» **Exercise goal**
Look through the lines below and state how many hold the word "this". Write only the number.

=====

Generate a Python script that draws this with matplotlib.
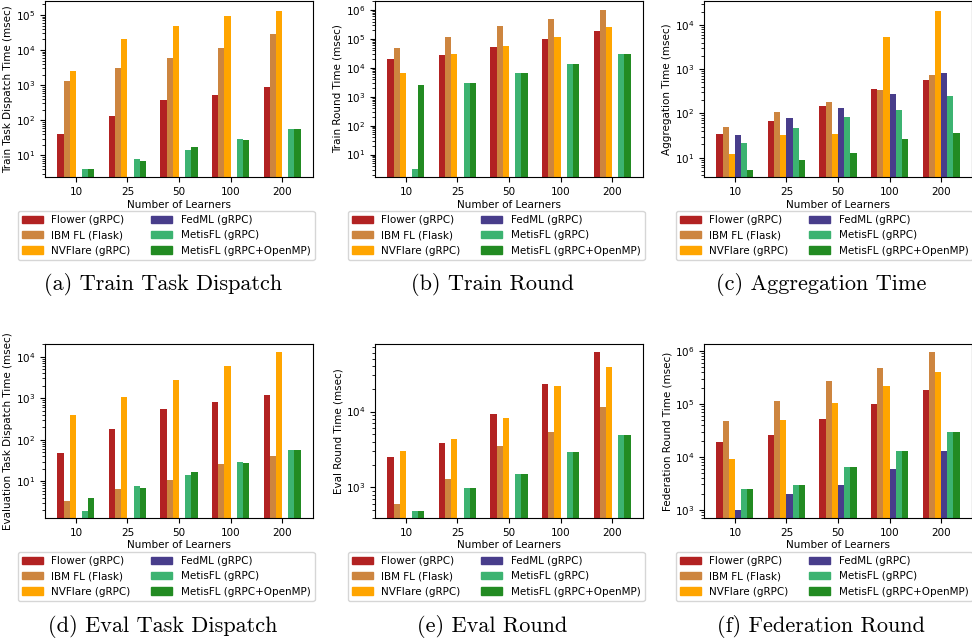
import numpy as np
import matplotlib
matplotlib.use('Agg')
import matplotlib.pyplot as plt
from matplotlib.patches import Patch

learners = ['10', '25', '50', '100', '200']
systems = ['Flower (gRPC)', 'IBM FL (Flask)', 'NVFlare (gRPC)', 'FedML (gRPC)',
           'MetisFL (gRPC)', 'MetisFL (gRPC+OpenMP)']
colors = ['#b22222', '#cd853f', '#ffa500', '#483d8b', '#3cb371', '#228b22']

# one list per system, values in msec; None = not measured
train_dispatch = [
    [40, 130, 370, 520, 880],
    [1300, 3060, 5900, 11400, 28600],
    [2500, 20600, 48500, 93600, 130000],
    [None] * 5,
    [4.0, 7.7, 13.9, 28.6, 55],
    [4.0, 6.7, 17, 27, 55],
]
train_round = [
    [20100, 27600, 52300, 100000, 187000],
    [48300, 116000, 279000, 488000, 1000000],
    [6580, 29900, 56600, 116000, 258000],
    [None] * 5,
    [3.1, 2960, 6580, 13500, 29900],
    [2520, 2960, 6580, 13500, 29900],
]
aggregation = [
    [34.8, 68, 149, 360, 574],
    [50, 109, 183, 342, 745],
    [12.3, 33, 34.8, 5360, 20700],
    [33, 80, 134, 278, 826],
    [21.8, 47.5, 84, 121, 250],
    [5.4, 9.0, 13, 26.8, 36.6],
]
eval_dispatch = [
    [48.8, 184, 555, 817, 1200],
    [3.4, 6.7, 11, 26.5, 41],
    [398, 1076, 2750, 5970, 12900],
    [None] * 5,
    [1.98, 7.9, 14.5, 29.6, 57.5],
    [4.06, 7.0, 17, 28, 57.5],
]
eval_round = [
    [2530, 3870, 9310, 23100, 61000],
    [609, 1300, 3530, 5400, 11500],
    [3040, 4370, 8260, 21800, 38700],
    [None] * 5,
    [493, 990, 1510, 2950, 4930],
    [493, 990, 1510, 2950, 4930],
]
federation_round = [
    [19200, 26000, 52100, 100000, 184000],
    [47800, 114000, 272000, 477000, 957000],
    [9160, 49900, 104000, 219000, 402000],
    [1000, 2000, 2960, 5940, 13000],
    [2490, 2960, 6470, 13000, 29600],
    [2490, 2960, 6470, 13000, 29600],
]

panels = [
    (train_dispatch, 'Train Task Dispatch Time (msec)', '(a) Train Task Dispatch', (2.4, 2.5e5)),
    (train_round, 'Train Round Time (msec)', '(b) Train Round', (1.68, 2.05e6)),
    (aggregation, 'Aggregation Time (msec)', '(c) Aggregation Time', (3.66, 3.47e4)),
    (eval_dispatch, 'Evaluation Task Dispatch Time (msec)', '(d) Eval Task Dispatch', (1.32, 2.01e4)),
    (eval_round, 'Eval Round Time (msec)', '(e) Eval Round', (395, 7.77e4)),
    (federation_round, 'Federation Round Time (msec)', '(f) Federation Round', (697, 1.35e6)),
]

W, H = 972, 642
fs = 7.5
fig = plt.figure(figsize=(W / 100, H / 100), dpi=100)

ax_left = [45, 375, 704]
leg_left = [18, 348, 676]
cap_x = [163, 492, 821]
rows = [
    # axes top, axes bottom, legend top, caption center (pixels from top)
    (1, 177, 211, 285),
    (344, 518, 552, 626),
]

width = 0.12
x = np.arange(len(learners))

for i, (data, ylabel, caption, ylim) in enumerate(panels):
    r, c = divmod(i, 3)
    top, bottom, leg_top, cap_y = rows[r]
    ax = fig.add_axes([ax_left[c] / W, 1 - bottom / H, 268 / W, (bottom - top) / H])
    ax.set_yscale('log')
    for k, vals in enumerate(data):
        xs = [x[j] + (k - 2.5) * width for j, v in enumerate(vals) if v is not None]
        ys = [v for v in vals if v is not None]
        if ys:
            ax.bar(xs, ys, width, color=colors[k])
    ax.set_xticks(x)
    ax.set_xticklabels(learners)
    ax.set_xlim(-0.6, 4.6)
    ax.set_ylim(*ylim)
    ax.tick_params(labelsize=fs)
    ax.set_xlabel('Number of Learners', fontsize=fs, labelpad=2)
    ax.set_ylabel(ylabel, fontsize=fs, labelpad=2)

    handles = [Patch(color=colors[k], label=systems[k]) for k in range(6)]
    ax.legend(handles=handles, ncol=2, fontsize=fs, loc='upper left',
              bbox_to_anchor=(leg_left[c] / W, 1 - leg_top / H),
              bbox_transform=fig.transFigure, borderaxespad=0)

    fig.text(cap_x[c] / W, 1 - cap_y / H, caption, ha='center', va='center',
             fontsize=16, family='cmr10')

plt.savefig('out.png', dpi=100)
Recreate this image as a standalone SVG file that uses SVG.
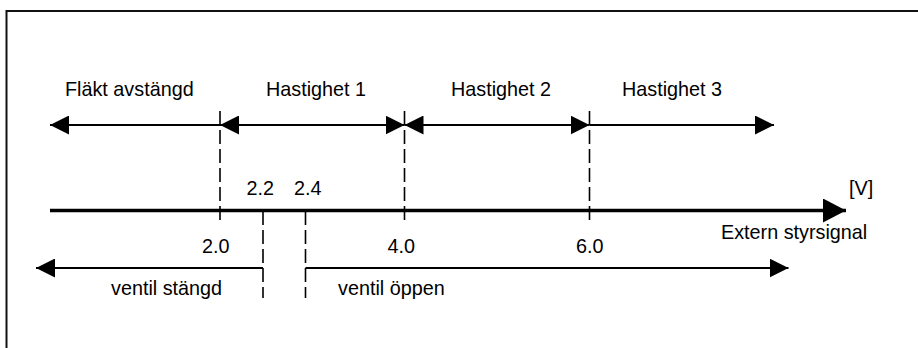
<svg xmlns="http://www.w3.org/2000/svg" width="918" height="348" viewBox="0 0 918 348">
  <defs>
    <marker id="head" viewBox="0 0 19 19" refX="19" refY="9.5" markerWidth="19" markerHeight="19" markerUnits="userSpaceOnUse" orient="auto-start-reverse">
      <path d="M0,0 L19,9.5 L0,19 Z" fill="#000"/>
    </marker>
    <marker id="axisHead" viewBox="0 0 23 24" refX="23" refY="12" markerWidth="23" markerHeight="24" markerUnits="userSpaceOnUse" orient="auto">
      <path d="M0,0 L23,12 L0,24 Z" fill="#000"/>
    </marker>
  </defs>
  <style>
    text { font-family: "Liberation Sans", Arial, sans-serif; font-size: 19.8px; fill: #000; }
    .frame { stroke: #111; stroke-width: 2; fill: none; }
    .range { stroke: #000; stroke-width: 2; fill: none; }
    .dash { stroke: #000; stroke-width: 1.6; stroke-dasharray: 14 5; fill: none; }
    .axis { stroke: #000; stroke-width: 3.5; fill: none; }
  </style>

  <rect width="918" height="348" fill="#fff"/>

  <!-- open frame: top and left edges only -->
  <path class="frame" d="M6.5,348 V11 H918"/>

  <g id="connectors">
    <!-- threshold markers -->
    <line class="dash" x1="220" y1="111" x2="220" y2="225"/>
    <line class="dash" x1="404.5" y1="111" x2="404.5" y2="225"/>
    <line class="dash" x1="589.5" y1="111" x2="589.5" y2="225"/>
    <line class="dash" x1="263" y1="211" x2="263" y2="298"/>
    <line class="dash" x1="305.5" y1="211" x2="305.5" y2="298"/>

    <!-- fan speed ranges -->
    <line class="range" x1="220" y1="125" x2="50" y2="125" marker-end="url(#head)"/>
    <line class="range" x1="220" y1="125" x2="404.5" y2="125" marker-start="url(#head)" marker-end="url(#head)"/>
    <line class="range" x1="404.5" y1="125" x2="589.5" y2="125" marker-start="url(#head)" marker-end="url(#head)"/>
    <line class="range" x1="589.5" y1="125" x2="774" y2="125" marker-end="url(#head)"/>

    <!-- control signal axis -->
    <line class="axis" x1="50" y1="210.5" x2="846" y2="210.5" marker-end="url(#axisHead)"/>

    <!-- valve ranges -->
    <line class="range" x1="263" y1="268" x2="36" y2="268" marker-end="url(#head)"/>
    <line class="range" x1="305.5" y1="268" x2="788.5" y2="268" marker-end="url(#head)"/>
  </g>

  <g id="label-flakt-avstangd"><text x="65" y="96">Fläkt avstängd</text></g>
  <g id="label-hastighet-1"><text x="266" y="96">Hastighet 1</text></g>
  <g id="label-hastighet-2"><text x="451" y="96">Hastighet 2</text></g>
  <g id="label-hastighet-3"><text x="622" y="96">Hastighet 3</text></g>

  <g id="tick-2-2"><text x="246.5" y="195">2.2</text></g>
  <g id="tick-2-4"><text x="294" y="195">2.4</text></g>
  <g id="tick-2-0"><text x="202" y="253">2.0</text></g>
  <g id="tick-4-0"><text x="387.5" y="253">4.0</text></g>
  <g id="tick-6-0"><text x="576" y="253">6.0</text></g>

  <g id="axis-unit"><text x="849" y="195">[V]</text></g>
  <g id="axis-title"><text x="721" y="238.5">Extern styrsignal</text></g>

  <g id="label-ventil-stangd"><text x="111" y="294.5">ventil stängd</text></g>
  <g id="label-ventil-oppen"><text x="338" y="294.5">ventil öppen</text></g>
</svg>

=====

» **Exercise answer**
2